# YOUR OBJECTIVE
Everything from the line with "Generate a Python" down to the line with "label_div = [2.60, 0.92, -1.70, -3.08]" below must be printed exactly, those two lines included. Exclude pictures.

# PROVIDED RECORDS
###

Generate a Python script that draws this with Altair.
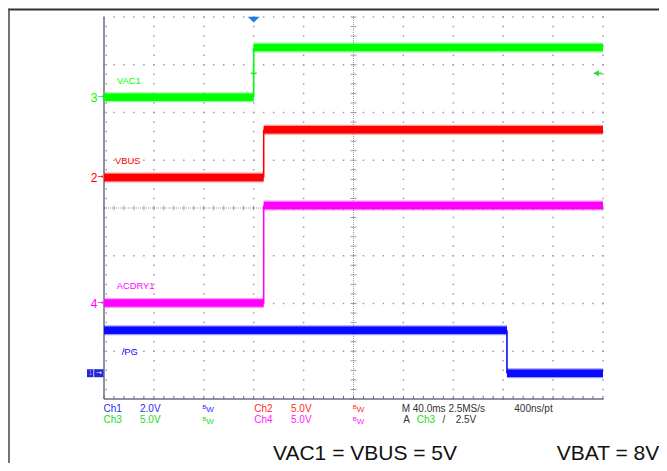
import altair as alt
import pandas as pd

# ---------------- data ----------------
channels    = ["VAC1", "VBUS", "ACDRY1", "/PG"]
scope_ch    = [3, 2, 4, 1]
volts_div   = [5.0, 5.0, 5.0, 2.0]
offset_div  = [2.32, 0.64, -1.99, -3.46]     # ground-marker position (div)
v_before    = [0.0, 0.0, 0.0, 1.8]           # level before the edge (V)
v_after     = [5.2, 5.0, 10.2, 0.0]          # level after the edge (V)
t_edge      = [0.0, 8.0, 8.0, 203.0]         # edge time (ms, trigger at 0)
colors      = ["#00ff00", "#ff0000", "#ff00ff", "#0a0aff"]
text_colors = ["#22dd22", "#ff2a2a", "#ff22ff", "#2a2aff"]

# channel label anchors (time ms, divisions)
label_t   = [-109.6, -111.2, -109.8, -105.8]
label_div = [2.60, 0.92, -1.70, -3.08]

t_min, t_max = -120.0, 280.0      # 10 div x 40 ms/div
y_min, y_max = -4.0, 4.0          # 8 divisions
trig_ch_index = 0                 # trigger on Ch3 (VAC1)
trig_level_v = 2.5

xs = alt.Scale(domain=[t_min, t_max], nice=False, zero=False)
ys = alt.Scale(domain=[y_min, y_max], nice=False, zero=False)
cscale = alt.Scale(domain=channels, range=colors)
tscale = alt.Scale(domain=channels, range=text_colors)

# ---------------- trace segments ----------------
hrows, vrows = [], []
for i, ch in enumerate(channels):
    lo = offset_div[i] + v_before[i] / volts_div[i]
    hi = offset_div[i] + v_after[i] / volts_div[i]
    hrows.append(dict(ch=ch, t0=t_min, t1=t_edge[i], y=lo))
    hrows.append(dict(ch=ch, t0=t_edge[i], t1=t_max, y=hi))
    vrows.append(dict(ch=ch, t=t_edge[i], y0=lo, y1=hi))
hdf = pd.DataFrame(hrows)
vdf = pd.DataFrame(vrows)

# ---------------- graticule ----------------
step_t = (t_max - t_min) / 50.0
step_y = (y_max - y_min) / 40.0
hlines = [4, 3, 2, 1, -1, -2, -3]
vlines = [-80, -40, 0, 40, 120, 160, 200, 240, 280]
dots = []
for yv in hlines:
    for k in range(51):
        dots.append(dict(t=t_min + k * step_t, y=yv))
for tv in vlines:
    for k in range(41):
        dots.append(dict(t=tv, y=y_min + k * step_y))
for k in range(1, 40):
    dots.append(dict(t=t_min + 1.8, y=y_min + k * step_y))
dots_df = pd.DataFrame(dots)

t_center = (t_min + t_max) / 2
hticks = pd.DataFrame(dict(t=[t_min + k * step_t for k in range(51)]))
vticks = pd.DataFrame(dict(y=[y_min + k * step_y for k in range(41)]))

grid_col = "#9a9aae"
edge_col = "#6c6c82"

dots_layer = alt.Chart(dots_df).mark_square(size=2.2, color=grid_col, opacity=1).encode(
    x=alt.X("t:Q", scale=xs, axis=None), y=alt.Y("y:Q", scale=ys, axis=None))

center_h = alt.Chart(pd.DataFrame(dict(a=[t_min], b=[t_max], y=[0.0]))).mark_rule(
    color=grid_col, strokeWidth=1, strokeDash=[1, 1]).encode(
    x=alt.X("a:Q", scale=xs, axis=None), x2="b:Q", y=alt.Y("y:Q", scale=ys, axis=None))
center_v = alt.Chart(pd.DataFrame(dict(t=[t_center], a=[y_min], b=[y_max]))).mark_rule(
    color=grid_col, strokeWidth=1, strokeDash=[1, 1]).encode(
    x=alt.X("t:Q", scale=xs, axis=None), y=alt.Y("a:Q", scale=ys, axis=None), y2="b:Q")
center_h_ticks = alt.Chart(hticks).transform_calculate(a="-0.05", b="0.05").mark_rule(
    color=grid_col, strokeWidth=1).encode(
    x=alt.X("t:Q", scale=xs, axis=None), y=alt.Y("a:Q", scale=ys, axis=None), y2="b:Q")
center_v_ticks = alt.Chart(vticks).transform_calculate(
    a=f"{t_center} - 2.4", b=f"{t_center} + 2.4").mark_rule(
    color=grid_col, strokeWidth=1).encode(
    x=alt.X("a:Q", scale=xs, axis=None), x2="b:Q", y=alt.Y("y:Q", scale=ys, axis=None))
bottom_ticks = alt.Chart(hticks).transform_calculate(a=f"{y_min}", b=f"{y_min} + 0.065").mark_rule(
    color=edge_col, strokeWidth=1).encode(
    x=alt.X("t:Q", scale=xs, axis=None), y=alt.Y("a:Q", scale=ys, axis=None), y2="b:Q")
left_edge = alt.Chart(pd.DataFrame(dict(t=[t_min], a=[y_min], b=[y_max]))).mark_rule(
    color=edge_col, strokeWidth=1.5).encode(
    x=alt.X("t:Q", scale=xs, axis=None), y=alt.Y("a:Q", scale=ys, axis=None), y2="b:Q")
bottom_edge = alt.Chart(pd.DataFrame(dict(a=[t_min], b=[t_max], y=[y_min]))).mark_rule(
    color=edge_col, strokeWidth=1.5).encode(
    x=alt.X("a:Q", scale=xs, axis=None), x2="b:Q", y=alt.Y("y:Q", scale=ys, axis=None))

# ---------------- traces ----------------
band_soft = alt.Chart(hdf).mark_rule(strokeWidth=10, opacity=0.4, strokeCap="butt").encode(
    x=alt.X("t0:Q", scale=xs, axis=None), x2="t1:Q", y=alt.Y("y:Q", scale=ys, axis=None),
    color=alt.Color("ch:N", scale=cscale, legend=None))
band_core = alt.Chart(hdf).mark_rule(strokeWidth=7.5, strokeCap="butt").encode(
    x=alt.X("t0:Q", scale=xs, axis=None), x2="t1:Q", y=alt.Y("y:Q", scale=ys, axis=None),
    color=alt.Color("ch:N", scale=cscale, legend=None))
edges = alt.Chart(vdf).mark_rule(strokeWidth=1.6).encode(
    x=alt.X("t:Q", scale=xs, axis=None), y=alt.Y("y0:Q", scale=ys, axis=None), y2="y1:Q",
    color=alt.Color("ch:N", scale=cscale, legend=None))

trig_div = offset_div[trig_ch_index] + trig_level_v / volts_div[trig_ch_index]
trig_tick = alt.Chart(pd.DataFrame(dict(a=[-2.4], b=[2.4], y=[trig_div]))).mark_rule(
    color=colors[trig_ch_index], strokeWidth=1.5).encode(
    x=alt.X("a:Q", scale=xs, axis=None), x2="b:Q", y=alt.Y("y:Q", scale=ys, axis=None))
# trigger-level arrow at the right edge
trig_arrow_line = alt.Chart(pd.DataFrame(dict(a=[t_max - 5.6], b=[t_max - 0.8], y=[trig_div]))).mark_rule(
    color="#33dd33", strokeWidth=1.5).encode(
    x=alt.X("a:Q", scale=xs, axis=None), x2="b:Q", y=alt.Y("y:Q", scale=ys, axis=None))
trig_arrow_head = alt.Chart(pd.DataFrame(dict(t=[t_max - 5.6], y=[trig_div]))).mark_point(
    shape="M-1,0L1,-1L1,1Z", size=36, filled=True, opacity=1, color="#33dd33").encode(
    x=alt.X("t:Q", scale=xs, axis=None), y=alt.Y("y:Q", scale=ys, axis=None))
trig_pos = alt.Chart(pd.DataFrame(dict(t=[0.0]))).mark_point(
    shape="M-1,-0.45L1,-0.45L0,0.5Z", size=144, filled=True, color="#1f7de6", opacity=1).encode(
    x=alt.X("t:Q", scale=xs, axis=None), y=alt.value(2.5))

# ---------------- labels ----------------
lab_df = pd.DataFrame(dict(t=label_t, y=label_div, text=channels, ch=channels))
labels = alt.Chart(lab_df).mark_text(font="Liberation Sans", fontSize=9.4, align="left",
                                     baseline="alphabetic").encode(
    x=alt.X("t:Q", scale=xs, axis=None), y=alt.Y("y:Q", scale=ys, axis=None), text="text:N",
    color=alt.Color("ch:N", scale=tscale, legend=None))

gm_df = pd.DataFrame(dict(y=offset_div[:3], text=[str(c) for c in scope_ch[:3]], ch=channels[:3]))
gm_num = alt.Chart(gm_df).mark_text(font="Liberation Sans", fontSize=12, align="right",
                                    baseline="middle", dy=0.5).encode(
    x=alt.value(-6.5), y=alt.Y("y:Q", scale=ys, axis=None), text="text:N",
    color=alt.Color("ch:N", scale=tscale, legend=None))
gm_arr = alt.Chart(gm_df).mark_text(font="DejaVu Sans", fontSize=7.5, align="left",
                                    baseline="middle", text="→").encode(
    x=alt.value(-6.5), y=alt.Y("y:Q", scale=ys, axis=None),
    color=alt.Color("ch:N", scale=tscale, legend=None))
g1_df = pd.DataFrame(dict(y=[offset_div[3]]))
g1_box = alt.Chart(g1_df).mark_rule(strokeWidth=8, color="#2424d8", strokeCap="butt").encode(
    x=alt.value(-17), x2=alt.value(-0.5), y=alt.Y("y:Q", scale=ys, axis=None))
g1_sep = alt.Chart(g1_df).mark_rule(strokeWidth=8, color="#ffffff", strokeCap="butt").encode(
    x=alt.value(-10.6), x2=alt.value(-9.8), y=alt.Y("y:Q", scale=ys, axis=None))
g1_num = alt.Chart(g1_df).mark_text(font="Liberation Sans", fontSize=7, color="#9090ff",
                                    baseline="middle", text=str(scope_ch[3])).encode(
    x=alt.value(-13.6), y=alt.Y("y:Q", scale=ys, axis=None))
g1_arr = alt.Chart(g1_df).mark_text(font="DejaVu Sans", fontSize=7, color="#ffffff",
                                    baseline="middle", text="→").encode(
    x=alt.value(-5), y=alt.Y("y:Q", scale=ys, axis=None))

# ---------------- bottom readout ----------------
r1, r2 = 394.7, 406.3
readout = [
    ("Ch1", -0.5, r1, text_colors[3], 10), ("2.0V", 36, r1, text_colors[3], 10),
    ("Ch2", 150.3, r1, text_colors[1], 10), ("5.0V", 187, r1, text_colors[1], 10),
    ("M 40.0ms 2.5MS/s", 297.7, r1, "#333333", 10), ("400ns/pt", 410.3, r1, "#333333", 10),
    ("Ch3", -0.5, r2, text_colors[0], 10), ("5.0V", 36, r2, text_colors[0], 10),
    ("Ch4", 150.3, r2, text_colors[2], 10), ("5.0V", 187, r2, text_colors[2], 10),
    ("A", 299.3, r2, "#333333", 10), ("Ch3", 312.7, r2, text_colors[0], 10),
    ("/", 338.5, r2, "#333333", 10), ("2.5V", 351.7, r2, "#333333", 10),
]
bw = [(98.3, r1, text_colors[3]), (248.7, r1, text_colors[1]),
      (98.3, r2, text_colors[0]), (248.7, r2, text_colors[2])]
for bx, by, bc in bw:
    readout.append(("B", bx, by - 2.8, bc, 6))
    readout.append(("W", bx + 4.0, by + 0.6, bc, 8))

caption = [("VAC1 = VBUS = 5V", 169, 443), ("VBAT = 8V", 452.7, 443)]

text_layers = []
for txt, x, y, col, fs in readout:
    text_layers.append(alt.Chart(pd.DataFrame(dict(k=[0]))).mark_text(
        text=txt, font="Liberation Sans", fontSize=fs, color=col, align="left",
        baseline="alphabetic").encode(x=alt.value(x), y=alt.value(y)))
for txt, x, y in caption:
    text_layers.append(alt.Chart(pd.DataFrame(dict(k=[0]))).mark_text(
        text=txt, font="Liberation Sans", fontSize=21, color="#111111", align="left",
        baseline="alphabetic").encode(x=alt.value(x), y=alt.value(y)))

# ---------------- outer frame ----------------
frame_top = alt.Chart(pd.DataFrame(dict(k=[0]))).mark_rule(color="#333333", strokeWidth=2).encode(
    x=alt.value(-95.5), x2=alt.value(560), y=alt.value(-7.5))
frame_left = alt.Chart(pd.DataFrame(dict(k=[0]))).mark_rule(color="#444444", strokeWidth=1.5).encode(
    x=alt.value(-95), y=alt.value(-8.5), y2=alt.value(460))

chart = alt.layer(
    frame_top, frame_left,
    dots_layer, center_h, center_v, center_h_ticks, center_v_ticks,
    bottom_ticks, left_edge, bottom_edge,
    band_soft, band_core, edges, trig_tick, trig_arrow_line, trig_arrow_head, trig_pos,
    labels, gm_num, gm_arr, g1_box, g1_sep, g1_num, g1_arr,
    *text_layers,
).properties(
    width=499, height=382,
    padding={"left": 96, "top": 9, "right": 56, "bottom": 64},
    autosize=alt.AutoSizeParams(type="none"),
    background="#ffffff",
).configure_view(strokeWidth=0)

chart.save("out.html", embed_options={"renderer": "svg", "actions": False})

###

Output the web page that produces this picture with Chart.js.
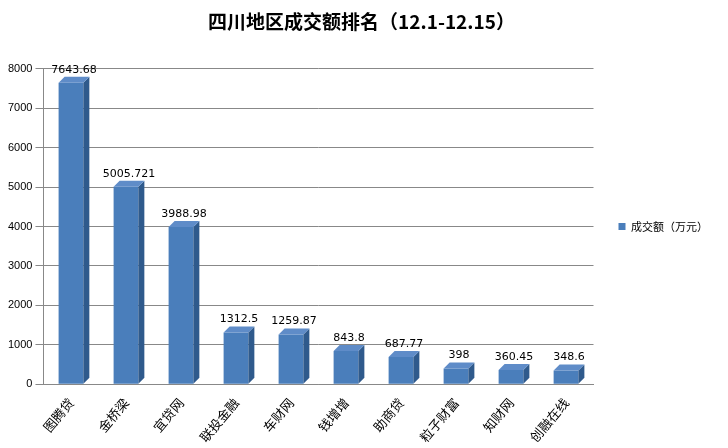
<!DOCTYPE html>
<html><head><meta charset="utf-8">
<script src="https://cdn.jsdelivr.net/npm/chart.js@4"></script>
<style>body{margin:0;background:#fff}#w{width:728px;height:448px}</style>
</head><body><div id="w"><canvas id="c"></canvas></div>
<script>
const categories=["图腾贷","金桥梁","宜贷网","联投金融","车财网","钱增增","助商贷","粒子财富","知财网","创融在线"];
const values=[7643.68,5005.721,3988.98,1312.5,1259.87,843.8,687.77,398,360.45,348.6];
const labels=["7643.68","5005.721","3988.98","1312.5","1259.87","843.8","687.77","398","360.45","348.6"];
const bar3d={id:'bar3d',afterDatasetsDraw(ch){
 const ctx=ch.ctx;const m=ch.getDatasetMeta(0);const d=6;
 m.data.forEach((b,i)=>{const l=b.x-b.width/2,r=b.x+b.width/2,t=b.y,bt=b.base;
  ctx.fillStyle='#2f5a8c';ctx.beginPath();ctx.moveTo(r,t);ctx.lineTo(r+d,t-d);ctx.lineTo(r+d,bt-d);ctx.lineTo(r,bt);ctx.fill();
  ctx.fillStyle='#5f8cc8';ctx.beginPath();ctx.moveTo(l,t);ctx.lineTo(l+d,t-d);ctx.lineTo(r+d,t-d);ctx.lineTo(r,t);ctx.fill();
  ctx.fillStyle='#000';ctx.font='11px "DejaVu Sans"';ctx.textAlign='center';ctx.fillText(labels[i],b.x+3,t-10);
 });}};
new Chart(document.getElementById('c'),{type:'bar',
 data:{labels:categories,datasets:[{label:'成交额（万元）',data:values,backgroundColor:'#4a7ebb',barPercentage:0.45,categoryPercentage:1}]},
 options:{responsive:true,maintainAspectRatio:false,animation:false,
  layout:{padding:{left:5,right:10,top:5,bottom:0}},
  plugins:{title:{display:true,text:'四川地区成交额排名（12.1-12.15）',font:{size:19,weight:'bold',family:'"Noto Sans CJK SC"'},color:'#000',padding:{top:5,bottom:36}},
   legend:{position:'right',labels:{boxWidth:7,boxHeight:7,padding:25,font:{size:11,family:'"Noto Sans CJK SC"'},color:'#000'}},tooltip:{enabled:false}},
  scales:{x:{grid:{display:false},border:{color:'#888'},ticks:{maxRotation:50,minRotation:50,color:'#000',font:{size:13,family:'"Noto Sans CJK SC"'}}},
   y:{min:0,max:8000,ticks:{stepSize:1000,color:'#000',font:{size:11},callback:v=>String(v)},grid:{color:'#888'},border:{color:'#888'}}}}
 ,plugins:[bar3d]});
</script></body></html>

###

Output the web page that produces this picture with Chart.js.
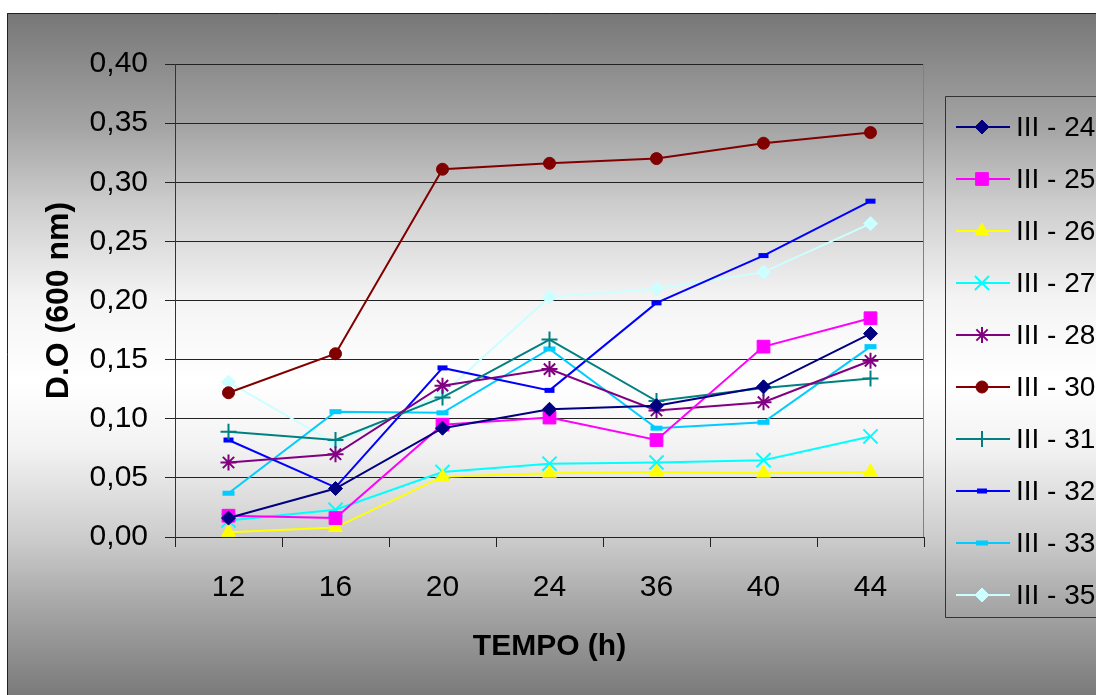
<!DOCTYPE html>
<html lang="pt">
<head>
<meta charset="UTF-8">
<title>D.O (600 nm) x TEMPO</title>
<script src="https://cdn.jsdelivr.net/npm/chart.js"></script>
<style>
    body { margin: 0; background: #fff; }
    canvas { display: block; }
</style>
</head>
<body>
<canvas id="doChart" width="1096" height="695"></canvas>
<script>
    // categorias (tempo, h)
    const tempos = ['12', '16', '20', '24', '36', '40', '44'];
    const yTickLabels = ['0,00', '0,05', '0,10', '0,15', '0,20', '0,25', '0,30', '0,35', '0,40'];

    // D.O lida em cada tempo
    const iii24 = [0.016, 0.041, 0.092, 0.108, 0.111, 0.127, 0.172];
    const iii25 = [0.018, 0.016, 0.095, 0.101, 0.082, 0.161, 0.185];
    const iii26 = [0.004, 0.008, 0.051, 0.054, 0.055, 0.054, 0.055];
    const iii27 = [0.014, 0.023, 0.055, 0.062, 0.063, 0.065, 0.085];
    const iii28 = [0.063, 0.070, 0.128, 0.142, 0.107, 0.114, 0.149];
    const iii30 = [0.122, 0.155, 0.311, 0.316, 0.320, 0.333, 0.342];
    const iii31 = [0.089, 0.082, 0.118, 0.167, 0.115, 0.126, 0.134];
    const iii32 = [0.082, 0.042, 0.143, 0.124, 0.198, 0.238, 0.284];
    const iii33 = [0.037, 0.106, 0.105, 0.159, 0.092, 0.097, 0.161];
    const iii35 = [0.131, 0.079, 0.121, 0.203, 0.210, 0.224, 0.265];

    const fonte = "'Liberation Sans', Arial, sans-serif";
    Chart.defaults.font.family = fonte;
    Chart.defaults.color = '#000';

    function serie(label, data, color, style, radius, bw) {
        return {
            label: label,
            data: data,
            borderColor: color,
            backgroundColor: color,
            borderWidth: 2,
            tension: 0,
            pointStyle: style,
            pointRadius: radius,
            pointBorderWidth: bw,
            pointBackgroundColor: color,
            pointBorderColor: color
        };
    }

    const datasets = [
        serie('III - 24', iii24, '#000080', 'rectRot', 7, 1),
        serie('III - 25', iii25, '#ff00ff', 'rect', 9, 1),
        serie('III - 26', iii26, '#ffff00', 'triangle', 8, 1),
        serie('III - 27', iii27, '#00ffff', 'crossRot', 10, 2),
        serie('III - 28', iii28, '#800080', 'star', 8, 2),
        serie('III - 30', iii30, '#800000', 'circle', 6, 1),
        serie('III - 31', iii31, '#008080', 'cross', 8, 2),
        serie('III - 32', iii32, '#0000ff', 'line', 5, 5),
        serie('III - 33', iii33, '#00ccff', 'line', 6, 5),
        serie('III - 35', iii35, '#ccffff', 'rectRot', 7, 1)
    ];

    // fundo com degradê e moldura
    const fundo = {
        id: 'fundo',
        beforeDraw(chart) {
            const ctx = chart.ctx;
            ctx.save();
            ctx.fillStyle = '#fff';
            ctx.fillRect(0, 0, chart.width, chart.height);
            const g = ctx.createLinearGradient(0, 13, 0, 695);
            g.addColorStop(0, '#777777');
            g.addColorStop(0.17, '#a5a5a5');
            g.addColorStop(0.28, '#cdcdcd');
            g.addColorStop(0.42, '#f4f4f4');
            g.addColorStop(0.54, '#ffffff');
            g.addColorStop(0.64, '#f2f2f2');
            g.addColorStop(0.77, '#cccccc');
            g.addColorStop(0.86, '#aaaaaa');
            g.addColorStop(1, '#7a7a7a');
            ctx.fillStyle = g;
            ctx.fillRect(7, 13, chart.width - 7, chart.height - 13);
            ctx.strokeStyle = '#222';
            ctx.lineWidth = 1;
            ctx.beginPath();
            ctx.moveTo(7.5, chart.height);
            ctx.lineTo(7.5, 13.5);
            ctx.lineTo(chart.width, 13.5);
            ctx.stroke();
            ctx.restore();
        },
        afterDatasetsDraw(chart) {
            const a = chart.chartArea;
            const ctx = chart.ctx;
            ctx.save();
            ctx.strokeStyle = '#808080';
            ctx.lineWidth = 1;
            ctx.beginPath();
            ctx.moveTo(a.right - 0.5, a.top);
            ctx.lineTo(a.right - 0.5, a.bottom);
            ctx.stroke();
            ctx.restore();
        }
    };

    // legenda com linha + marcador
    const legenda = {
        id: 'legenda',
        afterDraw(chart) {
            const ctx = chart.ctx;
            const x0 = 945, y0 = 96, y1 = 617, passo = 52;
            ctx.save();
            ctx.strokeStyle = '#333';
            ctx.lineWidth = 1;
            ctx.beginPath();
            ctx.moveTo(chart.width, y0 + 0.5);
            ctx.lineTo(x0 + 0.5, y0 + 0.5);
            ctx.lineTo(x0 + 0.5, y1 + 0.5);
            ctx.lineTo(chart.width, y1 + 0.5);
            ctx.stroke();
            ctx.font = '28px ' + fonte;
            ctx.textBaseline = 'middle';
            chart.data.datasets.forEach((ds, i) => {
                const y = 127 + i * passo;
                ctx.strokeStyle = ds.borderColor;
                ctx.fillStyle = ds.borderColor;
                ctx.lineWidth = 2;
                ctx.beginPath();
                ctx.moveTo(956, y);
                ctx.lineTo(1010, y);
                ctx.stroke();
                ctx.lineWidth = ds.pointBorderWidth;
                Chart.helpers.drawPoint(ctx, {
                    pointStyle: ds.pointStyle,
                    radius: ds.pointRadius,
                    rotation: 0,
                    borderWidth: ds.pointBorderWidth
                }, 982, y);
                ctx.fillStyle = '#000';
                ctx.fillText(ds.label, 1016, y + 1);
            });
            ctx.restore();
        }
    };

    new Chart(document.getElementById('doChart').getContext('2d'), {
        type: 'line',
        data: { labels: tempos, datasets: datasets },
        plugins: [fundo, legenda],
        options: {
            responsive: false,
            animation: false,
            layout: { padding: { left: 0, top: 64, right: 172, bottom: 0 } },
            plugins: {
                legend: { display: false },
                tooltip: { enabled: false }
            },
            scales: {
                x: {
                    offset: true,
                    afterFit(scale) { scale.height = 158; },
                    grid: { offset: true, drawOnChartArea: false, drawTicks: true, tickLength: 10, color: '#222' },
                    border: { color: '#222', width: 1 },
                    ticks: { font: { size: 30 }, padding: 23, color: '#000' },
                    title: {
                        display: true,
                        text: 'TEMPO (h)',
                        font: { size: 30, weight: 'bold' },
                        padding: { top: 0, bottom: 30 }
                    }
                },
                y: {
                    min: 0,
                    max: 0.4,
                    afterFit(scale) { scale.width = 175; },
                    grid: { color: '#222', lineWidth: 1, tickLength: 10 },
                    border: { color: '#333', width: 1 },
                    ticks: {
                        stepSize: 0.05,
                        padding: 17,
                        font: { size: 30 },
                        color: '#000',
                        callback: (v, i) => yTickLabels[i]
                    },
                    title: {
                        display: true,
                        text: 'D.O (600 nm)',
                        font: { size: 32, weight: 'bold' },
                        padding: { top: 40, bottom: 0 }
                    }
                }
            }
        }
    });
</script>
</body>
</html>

###

# SOLUTION FOR THIS PROBLEM
Generate a Python script that draws this with Altair.
import altair as alt
import pandas as pd

# ---------------- data ----------------
channels    = ["VAC1", "VBUS", "ACDRY1", "/PG"]
scope_ch    = [3, 2, 4, 1]
volts_div   = [5.0, 5.0, 5.0, 2.0]
offset_div  = [2.32, 0.64, -1.99, -3.46]     # ground-marker position (div)
v_before    = [0.0, 0.0, 0.0, 1.8]           # level before the edge (V)
v_after     = [5.2, 5.0, 10.2, 0.0]          # level after the edge (V)
t_edge      = [0.0, 8.0, 8.0, 203.0]         # edge time (ms, trigger at 0)
colors      = ["#00ff00", "#ff0000", "#ff00ff", "#0a0aff"]
text_colors = ["#22dd22", "#ff2a2a", "#ff22ff", "#2a2aff"]

# channel label anchors (time ms, divisions)
label_t   = [-109.6, -111.2, -109.8, -105.8]
label_div = [2.60, 0.92, -1.70, -3.08]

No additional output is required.